Когда спугнутые поднимающимся над заливом Гуанабара солнцем Копакабаны завсегдатаи ночных кабаков расползаются по домам, а грузчики, ткачи, докеры, каменщики и землекопы Зоны Норте спешат на работу, повиснув на подножках электричек, начинается очередной цикл ежедневного автомобильного водоворота, бурлящего на улицах города. Зарождается он на окраинах, а спустя часа два перемещается в центр. Зажатые между горячими стенами двадцатиэтажных зданий центральные улицы и переулки города заполнятся машинами, загудят сиренами, окурятся дымом одинокие чахлые пальмы, чудом уцелевшие в лавине бетона, стекла и асфальта.

Уличное движение в Рио тоже фигурирует в списке «превосходных степеней» этого города. Оно, вне всякого сомнения, самое хаотическое и шумное, если не во всем мире, то в Латинской Америке наверняка. В каком еще городе нашей планеты могло произойти такое необычное трагическое происшествие, как с торговцем Клаудио Сави? Возвращаясь как-то с ярмарки на собственной автомашине, он врезался в стену дома и был тяжело ранен. Спустя несколько минут машина «скорой помощи», увозившая пострадавшего в госпиталь, в свою очередь столкнулась с грузовиком, и этот «дубль» окончательно добил беднягу Сави. А гибель чиновника Леопольдино Сендае?! Он был задавлен лихим ковбоем асфальта у самых дверей церкви, которую только что покинул, отслужив заупокойную мессу в память о друге своем, который ровно тридцать дней назад… тоже был задавлен машиной.

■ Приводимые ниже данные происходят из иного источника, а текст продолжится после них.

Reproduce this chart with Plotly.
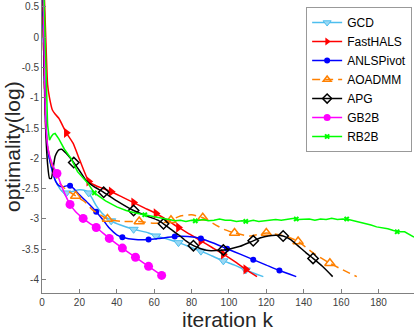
import plotly.graph_objects as go

# ---------------- data ----------------
gcd_x = [0, 1, 2, 3, 5, 7, 9.5, 11, 13, 16, 20, 23, 25, 27, 29, 32, 37, 42, 49, 57, 61, 67, 73, 79, 85, 91, 97, 103, 109, 118.4]
gcd_y = [1.2, 0.0, -1.3, -1.8, -2.15, -2.35, -2.5, -2.55, -2.57, -2.55, -2.52, -2.53, -2.57, -2.67, -2.78, -2.9, -3.03, -3.1, -3.17, -3.23, -3.28, -3.33, -3.39, -3.46, -3.53, -3.61, -3.69, -3.76, -3.84, -3.95]
gcd_mx = [13, 25, 37, 49, 61, 73, 85, 97, 109]
gcd_my = [-2.57, -2.57, -3.03, -3.17, -3.28, -3.39, -3.53, -3.69, -3.84]

hals_x = [0, 1, 2, 3, 4, 5.5, 7, 9, 13, 16.6, 20.2, 25, 28, 32, 37, 43, 49, 55, 61, 67, 73, 79, 85, 91, 97, 103, 109, 115]
hals_y = [1.5, 0.9, 0.0, -0.79, -1.0, -1.2, -1.27, -1.34, -1.58, -1.75, -2.03, -2.38, -2.44, -2.49, -2.55, -2.64, -2.73, -2.82, -2.91, -3.02, -3.14, -3.25, -3.36, -3.47, -3.58, -3.70, -3.83, -3.95]
hals_mx = [13, 25, 37, 49, 61, 73, 85, 97, 109]
hals_my = [-1.58, -2.38, -2.55, -2.73, -2.91, -3.14, -3.36, -3.58, -3.83]

anls_x = [0, 1, 2, 3, 5, 7.3, 9, 11, 13.5, 15, 17, 20, 25, 29, 33, 36, 40, 43, 50, 57, 63, 71, 78, 85, 92, 99, 106, 113, 120, 127, 136]
anls_y = [1.2, -0.3, -1.4, -1.85, -2.15, -2.38, -2.45, -2.47, -2.45, -2.45, -2.5, -2.6, -2.75, -2.88, -3.03, -3.15, -3.26, -3.30, -3.34, -3.34, -3.32, -3.29, -3.29, -3.32, -3.40, -3.49, -3.58, -3.67, -3.76, -3.85, -3.95]
anls_mx = [15, 29, 43, 57, 71, 85, 99, 113, 127]
anls_my = [-2.45, -2.88, -3.30, -3.34, -3.29, -3.32, -3.49, -3.67, -3.85]

aoadmm_x = [0, 1, 2, 3, 4, 6, 9.5, 13, 18, 23, 27, 31, 35, 43, 52, 60, 65, 69, 74, 80, 86, 93, 98, 103, 111, 120, 127, 132, 137, 145, 154, 161, 168.4]
aoadmm_y = [1.2, -0.5, -1.5, -1.81, -1.95, -2.2, -2.41, -2.52, -2.62, -2.72, -2.85, -2.93, -3.0, -3.04, -3.04, -3.07, -3.06, -3.02, -2.95, -2.93, -2.98, -3.10, -3.18, -3.23, -3.28, -3.23, -3.26, -3.30, -3.37, -3.56, -3.73, -3.84, -3.95]
aoadmm_mx = [18, 35, 52, 69, 86, 103, 120, 137, 154]
aoadmm_my = [-2.62, -3.0, -3.04, -3.02, -2.98, -3.23, -3.23, -3.37, -3.73]

apg_x = [0, 1, 2, 3, 4, 5, 6, 7, 8, 9, 10.5, 13, 15, 17, 20, 23.5, 27, 33, 40, 49, 56, 62, 65, 69, 73, 77, 81, 85, 89, 93, 97.5, 101, 106, 113, 117, 121, 125, 129, 133, 136.5, 141, 145, 150, 155.5]
apg_y = [1.5, -0.4, -1.55, -2.1, -2.33, -2.33, -2.15, -1.97, -1.9, -1.86, -1.85, -1.92, -1.99, -2.07, -2.2, -2.36, -2.45, -2.56, -2.7, -2.86, -2.95, -3.02, -3.08, -3.17, -3.26, -3.36, -3.44, -3.49, -3.52, -3.52, -3.51, -3.49, -3.45, -3.36, -3.31, -3.28, -3.27, -3.28, -3.34, -3.43, -3.55, -3.65, -3.78, -3.95]
apg_mx = [17, 33, 49, 65, 81, 97, 113, 129, 145]
apg_my = [-2.07, -2.56, -2.86, -3.08, -3.44, -3.51, -3.36, -3.28, -3.65]

gb2b_x = [0, 1, 1.5, 2, 3, 4, 5, 6, 8, 11, 15, 18, 22, 25, 29, 36, 43, 50, 57, 64]
gb2b_y = [2.0, 0.0, -0.8, -1.4, -1.8, -1.95, -2.05, -2.13, -2.25, -2.5, -2.76, -2.88, -2.99, -3.06, -3.14, -3.32, -3.48, -3.63, -3.78, -3.93]
gb2b_mx = [8, 15, 22, 29, 36, 43, 50, 57, 64]
gb2b_my = [-2.25, -2.76, -2.99, -3.14, -3.32, -3.48, -3.63, -3.78, -3.93]

rb2b_x = [0, 1, 2, 3, 4, 5, 6, 7, 9, 12, 15.5, 19, 24.5, 28, 34, 40, 45, 50, 55, 59, 62,
          65, 68, 71, 74, 77, 80, 83, 86, 89, 92, 95, 98, 101, 104, 107, 110, 113, 116, 119, 122,
          125, 128, 131, 134, 137, 140, 143, 146, 149, 152, 155, 158, 161, 164, 167, 170, 173, 176, 179, 182,
          185, 188, 191, 194, 197, 199]
rb2b_y = [2.0, 0.6, -0.4, -1.45, -1.7, -1.64, -1.6, -1.59, -1.68, -1.85, -2.0, -2.22, -2.41, -2.57, -2.7, -2.8, -2.86, -2.9, -2.93, -2.95, -2.96,
          -2.99, -3.01, -3.03, -3.02, -3.04, -3.02, -3.03, -3.01, -3.03, -3.02, -3.00, -3.02, -3.02, -3.04, -3.03, -3.04, -3.02, -3.04, -3.03, -3.03,
          -3.01, -3.02, -3.00, -2.99, -3.01, -3.01, -3.00, -3.02, -3.00, -3.01, -2.99, -3.01, -3.00, -3.01, -3.03, -3.06, -3.08, -3.10, -3.13, -3.14,
          -3.16, -3.19, -3.21, -3.21, -3.26, -3.30]
rb2b_mx = [28, 55, 82, 109, 136, 163, 190]
rb2b_my = [-2.57, -2.93, -3.03, -3.04, -3.0, -3.0, -3.21]

x_ticks = [0, 20, 40, 60, 80, 100, 120, 140, 160, 180]
y_ticks = [-4, -3.5, -3, -2.5, -2, -1.5, -1, -0.5, 0, 0.5]
y_tick_labels = ["-4", "-3.5", "-3", "-2.5", "-2", "-1.5", "-1", "-0.5", "0", "0.5"]
x_title = "iteration k"
y_title = "optimality(log)"

# ---------------- figure ----------------
series = [
    ("GCD", gcd_x, gcd_y, gcd_mx, gcd_my, "#4DBEEE", None,
     dict(symbol="triangle-down", size=8, color="#9ad8f4", line=dict(color="#4DBEEE", width=1))),
    ("FastHALS", hals_x, hals_y, hals_mx, hals_my, "#FF0000", None,
     dict(symbol="triangle-right", size=9, color="#FF0000")),
    ("ANLSPivot", anls_x, anls_y, anls_mx, anls_my, "#0000FF", None,
     dict(symbol="circle", size=6, color="#0000FF")),
    ("AOADMM", aoadmm_x, aoadmm_y, aoadmm_mx, aoadmm_my, "#FF8000", "8px,5px",
     dict(symbol="triangle-up-open", size=9, color="#FF8000", line=dict(color="#FF8000", width=1.5))),
    ("APG", apg_x, apg_y, apg_mx, apg_my, "#000000", None,
     dict(symbol="diamond-open", size=8, color="#000000", line=dict(color="#000000", width=1.5))),
    ("GB2B", gb2b_x, gb2b_y, gb2b_mx, gb2b_my, "#FF00FF", None,
     dict(symbol="circle", size=9, color="#FF00FF")),
    ("RB2B", rb2b_x, rb2b_y, rb2b_mx, rb2b_my, "#00FF00", None,
     dict(symbol="x", size=5, color="#00FF00")),
]

fig = go.Figure()
for name, lx, ly, mx, my, col, dash, mk in series:
    shape = "linear" if name == "RB2B" else "spline"
    line = dict(color=col, width=1.5, shape=shape, dash=dash if dash else "solid")
    if shape == "spline":
        line["smoothing"] = 0.5
    fig.add_trace(go.Scatter(x=lx, y=ly, mode="lines", line=line,
                             legendgroup=name, showlegend=False, hoverinfo="skip"))
    fig.add_trace(go.Scatter(x=mx, y=my, mode="markers", marker=mk,
                             legendgroup=name, showlegend=False))
    leg_mk = dict(mk)
    leg_mk["size"] = min(mk["size"], 7)
    fig.add_trace(go.Scatter(x=[None], y=[None], mode="lines+markers", name=name,
                             line=dict(color=col, width=1.5, dash=dash if dash else "solid"),
                             marker=leg_mk, legendgroup=name, showlegend=True))

axis_col = "#808080"
fig.update_layout(
    width=415, height=330,
    margin=dict(l=42, r=1, t=0, b=37, autoexpand=False),
    plot_bgcolor="white", paper_bgcolor="white",
    font=dict(family="Liberation Sans, Arial, sans-serif", color="#262626"),
    showlegend=True,
    legend=dict(x=0.995, xanchor="right", y=0.976, yanchor="top",
                bgcolor="white", bordercolor="#999999", borderwidth=1,
                font=dict(size=12, color="#000000"), tracegroupgap=0, itemwidth=30),
    xaxis=dict(range=[0, 199], tickvals=x_ticks, showline=True, linecolor=axis_col, linewidth=1,
               ticks="inside", ticklen=4, tickcolor=axis_col, showgrid=False, zeroline=False,
               automargin=False, tickfont=dict(size=10, color="#404040")),
    yaxis=dict(range=[-4.22, 0.61], tickvals=y_ticks, ticktext=y_tick_labels, showline=True,
               linecolor=axis_col, linewidth=1, ticks="inside", ticklen=4, tickcolor=axis_col,
               showgrid=False, zeroline=False, automargin=False,
               tickfont=dict(size=10, color="#404040")),
    annotations=[
        dict(text=x_title, xref="paper", yref="paper", x=0.5, y=-0.092, xanchor="center",
             yanchor="middle", showarrow=False, font=dict(size=21, color="#262626")),
        dict(text=y_title, xref="paper", yref="paper", x=-0.0793, y=0.5, xanchor="center",
             yanchor="middle", textangle=-90, showarrow=False, font=dict(size=21, color="#262626")),
    ],
)

fig.write_html("out.html", config={"displayModeBar": False},
               post_script="document.body.style.margin='0';document.body.style.overflow='hidden';")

С раннего утра до полудня центр города жадно всасывает в себя нескончаемые потоки машин. А потом вдруг застывает, охваченный судорогой, захлебнувшийся в гигантской автомобильной пробке, которая рассосется лишь под вечер, когда единый порыв «домой!» подтолкнет всех автоводителей в сторону от центра, опустошит переполненные автостоянки и очистит для пешеходов тротуары, весь день загроможденные раскаленными, надежно запертыми «фольксами», «опалами» и «аэровиллисами».